Speech quality prediction by Recommendation ITU-T P.863 ‘POLQA’
The quality of the speech samples recorded with our Rohde & Schwarz mobile network measurement tools is evaluated with Recommendation ITU-T P.863 ‘POLQA’, which Rohde & Schwarz SwissQual AG co-invented and holds intellectual property rights. Since EVS AMR-WB IO decoding is now increasingly used in real-field environments, validating the ITU-T P.863 prediction accuracy under such conditions is especially important.
We computed the average ITU-T P.863 ‘POLQA’ scores for the legacy AMR-WB decoder and the EVS AMR-WB IO decoder based on the reference speech samples standardized in ITU-T P.501 Annex D. Rohde & Schwarz uses the ITU-T P.501 Annex D reference speech samples in all its measurement tools, since the samples are specifically prepared for ITU-T P.863 ‘POLQA’. The samples use sentences spoken by male and female speakers and their ITU-T P.863 ‘POLQA’ scores are close to the average for many samples.
The table below shows the average ITU-T P.863 ‘POLQA’ scores in fullband (FB) mode for (a) the legacy AMR-WB decoder and (b) the EVS AMR-WB IO decoder.

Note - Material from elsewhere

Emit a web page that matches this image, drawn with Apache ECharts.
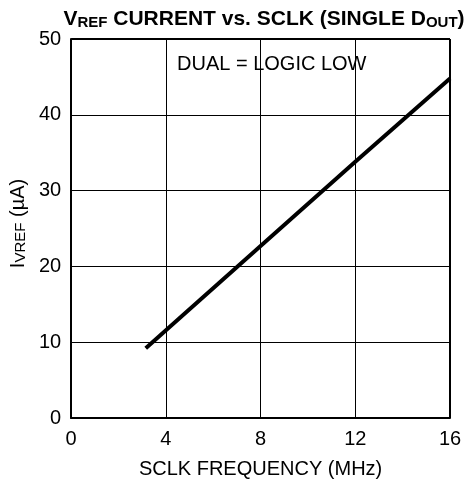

The perceptible improvement in speech quality when decoding with the EVS AMR-WB IO decoder instead of the legacy AMR-WB decoder can be clearly reproduced with ITU-T P.863 ‘POLQA‘ for the two most common AMR-WB bitrates of 23.85 and 12.65 kbit/s.
Conclusion
Using the AMR-WB IO mode of EVS together with the legacy AMR-WB codec can improve speech quality for telephone services in mobile networks. EVS AMR-WB IO decoders are significantly better than legacy AMR-WB decoders in decoding AMR-WB bitstreams. The low cost of implementing this solution means we expect to see EVS AMR-WB IO mode used more often in networks and devices.
_______________________________
* The Opus codec, released in 2012 and standardized by the Internet Engineering Task Force (IETF) as RFC 6716, is used in OTT applications and more notably in VoIP WhatsApp audio calls. As the EVS codec, the Opus codec is able to deliver an audio bandwidth up to fullband.